### [To do]
Do not copy the pictures; transcribe all other material exactly.

### [Records for processing]
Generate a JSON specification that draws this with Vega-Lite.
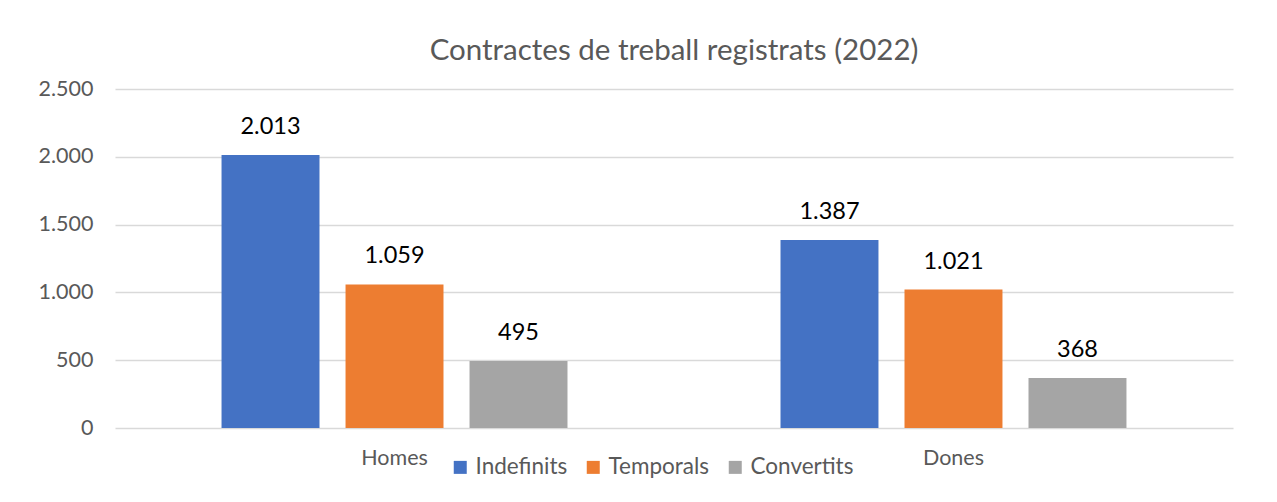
{
  "$schema": "https://vega.github.io/schema/vega-lite/v6.json",
  "width": 1118,
  "height": 339,
  "autosize": "none",
  "padding": {"left": 115, "top": 89, "right": 44, "bottom": 74},
  "background": "white",
  "config": {
    "locale": {"number": {"decimal": ",", "thousands": ".", "grouping": [3], "currency": ["", " €"]}},
    "view": {"stroke": null},
    "font": "Lato"
  },
  "title": {"text": "Contractes de treball registrats (2022)", "fontSize": 29.5, "fontWeight": "normal", "color": "#595959", "anchor": "middle", "offset": 12},
  "data": {"values": [
    {"grup": "Homes", "tipus": "Indefinits", "valor": 2013},
    {"grup": "Homes", "tipus": "Temporals", "valor": 1059},
    {"grup": "Homes", "tipus": "Convertits", "valor": 495},
    {"grup": "Dones", "tipus": "Indefinits", "valor": 1387},
    {"grup": "Dones", "tipus": "Temporals", "valor": 1021},
    {"grup": "Dones", "tipus": "Convertits", "valor": 368}
  ]},
  "encoding": {
    "x": {"field": "grup", "type": "nominal", "sort": ["Homes", "Dones"],
      "scale": {"paddingInner": 0.3345, "paddingOuter": 0.1673},
      "axis": {"title": null, "labelAngle": 0, "domain": false, "ticks": false, "labelFontSize": 21.5, "labelColor": "#595959", "labelPadding": 19, "grid": false}},
    "xOffset": {"field": "tipus", "type": "nominal", "sort": ["Indefinits", "Temporals", "Convertits"],
      "scale": {"paddingInner": 0.21, "paddingOuter": 0.105}},
    "y": {"field": "valor", "type": "quantitative", "scale": {"domain": [0, 2500]},
      "axis": {"title": null, "values": [0, 500, 1000, 1500, 2000, 2500], "format": ",d", "domain": false, "ticks": false,
        "labelFontSize": 21.5, "labelColor": "#595959", "labelPadding": 22, "gridColor": "#d9d9d9", "gridWidth": 1.5, "gridOpacity": 1}}
  },
  "layer": [
    {
      "mark": {"type": "bar"},
      "encoding": {
        "color": {"field": "tipus", "type": "nominal", "sort": ["Indefinits", "Temporals", "Convertits"],
          "scale": {"domain": ["Indefinits", "Temporals", "Convertits"], "range": ["#4472C4", "#ED7D31", "#A5A5A5"]},
          "legend": {"title": null, "orient": "none", "legendX": 334, "legendY": 367, "direction": "horizontal",
            "symbolType": "square", "symbolSize": 169, "symbolStrokeWidth": 0, "symbolOpacity": 1,
            "labelFontSize": 22.5, "labelColor": "#595959", "columnPadding": 14, "labelOffset": 4}}
      }
    },
    {
      "mark": {"type": "text", "baseline": "alphabetic", "dy": -21, "fontSize": 23.5, "color": "#000000"},
      "encoding": {"text": {"field": "valor", "type": "quantitative", "format": ",d"}}
    }
  ]
}
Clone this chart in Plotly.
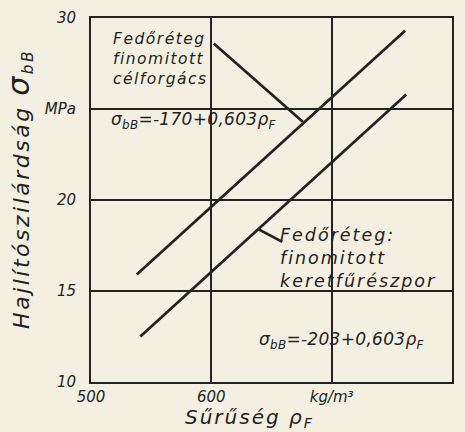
import plotly.graph_objects as go

# --- data ---
density_cel = [538, 761]          # kg/m3, célforgács line
strength_cel = [15.9, 29.3]       # MPa
density_keret = [541, 762]        # kg/m3, keretfűrészpor line
strength_keret = [12.5, 25.8]     # MPa

x_tickvals = [500, 600, 700, 800]
x_ticktext = ["500", "600", "kg/m³", "800"]
y_tickvals = [10, 15, 20, 25, 30]
y_ticktext = ["10", "15", "20", "MPa", "30"]

# leader lines (data coordinates)
leader_cel_x = [602, 676]
leader_cel_y = [28.6, 24.3]
leader_keret_x = [639, 659]
leader_keret_y = [18.4, 17.7]

label_cel = ["Fedőréteg", "finomitott", "célforgács"]
label_keret = ["Fedőréteg:", "finomitott", "keretfűrészpor"]
eq_cel = "σ<sub>bB</sub>=-170+0,603ρ<sub>F</sub>"
eq_keret = "σ<sub>bB</sub>=-203+0,603ρ<sub>F</sub>"
x_title = "Sűrűség ρ<sub>F</sub>"
y_title = 'Hajlítószilárdság <span style="font-size:30px">σ</span><sub>bB</sub>'

INK = "#222222"
BG = "#f3f0e1"
FONT = "DejaVu Sans"


def spaced(text, px):
    return '<span style="letter-spacing:%spx">%s</span>' % (px, text)


fig = go.Figure()
for xs, ys in [(density_cel, strength_cel), (density_keret, strength_keret),
               (leader_cel_x, leader_cel_y), (leader_keret_x, leader_keret_y)]:
    fig.add_trace(go.Scatter(x=xs, y=ys, mode="lines",
                             line=dict(color=INK, width=2.7),
                             hoverinfo="skip", showlegend=False))

def txt(x, y, text, size, xanchor="left", yanchor="middle", angle=0, xref="x", yref="y"):
    fig.add_annotation(x=x, y=y, xref=xref, yref=yref, text=text, showarrow=False,
                       xanchor=xanchor, yanchor=yanchor, align="left", textangle=angle,
                       font=dict(family=FONT, size=size, color=INK, style="italic"))

txt(517, 29.45, "<br>".join(spaced(t, 1.5) for t in label_cel), 15.5, yanchor="top")
txt(515, 24.35, spaced(eq_cel, 0.3), 17)
txt(655, 18.75, "<br>".join(spaced(t, 2) for t in label_keret), 17.5, yanchor="top")
txt(638, 12.3, spaced(eq_keret, 0.3), 17)
txt(632, -0.1, spaced(x_title, 2), 20, xanchor="center", yanchor="middle", yref="paper")
txt(-0.2, 0.53, spaced(y_title, 2.5), 22, xanchor="center", yanchor="middle", angle=-90,
    xref="paper", yref="paper")

fig.update_layout(
    width=465, height=432,
    margin=dict(l=91, r=13, t=18, b=50),
    paper_bgcolor=BG, plot_bgcolor=BG,
    xaxis=dict(range=[500, 800], tickvals=x_tickvals, ticktext=x_ticktext,
               showgrid=True, gridcolor=INK, gridwidth=1.6, automargin=False,
               showline=True, linecolor=INK, linewidth=2, mirror=True,
               zeroline=False, ticks="", ticklabelstandoff=0,
               tickfont=dict(family=FONT, size=15, color=INK, style="italic")),
    yaxis=dict(range=[10, 30], tickvals=y_tickvals, ticktext=y_ticktext,
               showgrid=True, gridcolor=INK, gridwidth=1.6, automargin=False,
               showline=True, linecolor=INK, linewidth=2, mirror=True,
               zeroline=False, ticks="", ticklabelstandoff=10,
               tickfont=dict(family=FONT, size=15, color=INK, style="italic")),
)

fig.write_html("out.html", config={"displayModeBar": False},
               post_script="document.body.style.margin='0';"
                           "document.body.style.overflow='hidden';"
                           "document.body.style.background='" + BG + "';")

### [Answer for the task]
Generate a JSON specification that draws this with Vega-Lite.
{
  "$schema": "https://vega.github.io/schema/vega-lite/v6.json",
  "width": 1118,
  "height": 339,
  "autosize": "none",
  "padding": {"left": 115, "top": 89, "right": 44, "bottom": 74},
  "background": "white",
  "config": {
    "locale": {"number": {"decimal": ",", "thousands": ".", "grouping": [3], "currency": ["", " €"]}},
    "view": {"stroke": null},
    "font": "Lato"
  },
  "title": {"text": "Contractes de treball registrats (2022)", "fontSize": 29.5, "fontWeight": "normal", "color": "#595959", "anchor": "middle", "offset": 12},
  "data": {"values": [
    {"grup": "Homes", "tipus": "Indefinits", "valor": 2013},
    {"grup": "Homes", "tipus": "Temporals", "valor": 1059},
    {"grup": "Homes", "tipus": "Convertits", "valor": 495},
    {"grup": "Dones", "tipus": "Indefinits", "valor": 1387},
    {"grup": "Dones", "tipus": "Temporals", "valor": 1021},
    {"grup": "Dones", "tipus": "Convertits", "valor": 368}
  ]},
  "encoding": {
    "x": {"field": "grup", "type": "nominal", "sort": ["Homes", "Dones"],
      "scale": {"paddingInner": 0.3345, "paddingOuter": 0.1673},
      "axis": {"title": null, "labelAngle": 0, "domain": false, "ticks": false, "labelFontSize": 21.5, "labelColor": "#595959", "labelPadding": 19, "grid": false}},
    "xOffset": {"field": "tipus", "type": "nominal", "sort": ["Indefinits", "Temporals", "Convertits"],
      "scale": {"paddingInner": 0.21, "paddingOuter": 0.105}},
    "y": {"field": "valor", "type": "quantitative", "scale": {"domain": [0, 2500]},
      "axis": {"title": null, "values": [0, 500, 1000, 1500, 2000, 2500], "format": ",d", "domain": false, "ticks": false,
        "labelFontSize": 21.5, "labelColor": "#595959", "labelPadding": 22, "gridColor": "#d9d9d9", "gridWidth": 1.5, "gridOpacity": 1}}
  },
  "layer": [
    {
      "mark": {"type": "bar"},
      "encoding": {
        "color": {"field": "tipus", "type": "nominal", "sort": ["Indefinits", "Temporals", "Convertits"],
          "scale": {"domain": ["Indefinits", "Temporals", "Convertits"], "range": ["#4472C4", "#ED7D31", "#A5A5A5"]},
          "legend": {"title": null, "orient": "none", "legendX": 334, "legendY": 367, "direction": "horizontal",
            "symbolType": "square", "symbolSize": 169, "symbolStrokeWidth": 0, "symbolOpacity": 1,
            "labelFontSize": 22.5, "labelColor": "#595959", "columnPadding": 14, "labelOffset": 4}}
      }
    },
    {
      "mark": {"type": "text", "baseline": "alphabetic", "dy": -21, "fontSize": 23.5, "color": "#000000"},
      "encoding": {"text": {"field": "valor", "type": "quantitative", "format": ",d"}}
    }
  ]
}
Clone this chart in Plotly.
import plotly.graph_objects as go

# --- data ---
density_cel = [538, 761]          # kg/m3, célforgács line
strength_cel = [15.9, 29.3]       # MPa
density_keret = [541, 762]        # kg/m3, keretfűrészpor line
strength_keret = [12.5, 25.8]     # MPa

x_tickvals = [500, 600, 700, 800]
x_ticktext = ["500", "600", "kg/m³", "800"]
y_tickvals = [10, 15, 20, 25, 30]
y_ticktext = ["10", "15", "20", "MPa", "30"]

# leader lines (data coordinates)
leader_cel_x = [602, 676]
leader_cel_y = [28.6, 24.3]
leader_keret_x = [639, 659]
leader_keret_y = [18.4, 17.7]

label_cel = ["Fedőréteg", "finomitott", "célforgács"]
label_keret = ["Fedőréteg:", "finomitott", "keretfűrészpor"]
eq_cel = "σ<sub>bB</sub>=-170+0,603ρ<sub>F</sub>"
eq_keret = "σ<sub>bB</sub>=-203+0,603ρ<sub>F</sub>"
x_title = "Sűrűség ρ<sub>F</sub>"
y_title = 'Hajlítószilárdság <span style="font-size:30px">σ</span><sub>bB</sub>'

INK = "#222222"
BG = "#f3f0e1"
FONT = "DejaVu Sans"


def spaced(text, px):
    return '<span style="letter-spacing:%spx">%s</span>' % (px, text)


fig = go.Figure()
for xs, ys in [(density_cel, strength_cel), (density_keret, strength_keret),
               (leader_cel_x, leader_cel_y), (leader_keret_x, leader_keret_y)]:
    fig.add_trace(go.Scatter(x=xs, y=ys, mode="lines",
                             line=dict(color=INK, width=2.7),
                             hoverinfo="skip", showlegend=False))

def txt(x, y, text, size, xanchor="left", yanchor="middle", angle=0, xref="x", yref="y"):
    fig.add_annotation(x=x, y=y, xref=xref, yref=yref, text=text, showarrow=False,
                       xanchor=xanchor, yanchor=yanchor, align="left", textangle=angle,
                       font=dict(family=FONT, size=size, color=INK, style="italic"))

txt(517, 29.45, "<br>".join(spaced(t, 1.5) for t in label_cel), 15.5, yanchor="top")
txt(515, 24.35, spaced(eq_cel, 0.3), 17)
txt(655, 18.75, "<br>".join(spaced(t, 2) for t in label_keret), 17.5, yanchor="top")
txt(638, 12.3, spaced(eq_keret, 0.3), 17)
txt(632, -0.1, spaced(x_title, 2), 20, xanchor="center", yanchor="middle", yref="paper")
txt(-0.2, 0.53, spaced(y_title, 2.5), 22, xanchor="center", yanchor="middle", angle=-90,
    xref="paper", yref="paper")

fig.update_layout(
    width=465, height=432,
    margin=dict(l=91, r=13, t=18, b=50),
    paper_bgcolor=BG, plot_bgcolor=BG,
    xaxis=dict(range=[500, 800], tickvals=x_tickvals, ticktext=x_ticktext,
               showgrid=True, gridcolor=INK, gridwidth=1.6, automargin=False,
               showline=True, linecolor=INK, linewidth=2, mirror=True,
               zeroline=False, ticks="", ticklabelstandoff=0,
               tickfont=dict(family=FONT, size=15, color=INK, style="italic")),
    yaxis=dict(range=[10, 30], tickvals=y_tickvals, ticktext=y_ticktext,
               showgrid=True, gridcolor=INK, gridwidth=1.6, automargin=False,
               showline=True, linecolor=INK, linewidth=2, mirror=True,
               zeroline=False, ticks="", ticklabelstandoff=10,
               tickfont=dict(family=FONT, size=15, color=INK, style="italic")),
)

fig.write_html("out.html", config={"displayModeBar": False},
               post_script="document.body.style.margin='0';"
                           "document.body.style.overflow='hidden';"
                           "document.body.style.background='" + BG + "';")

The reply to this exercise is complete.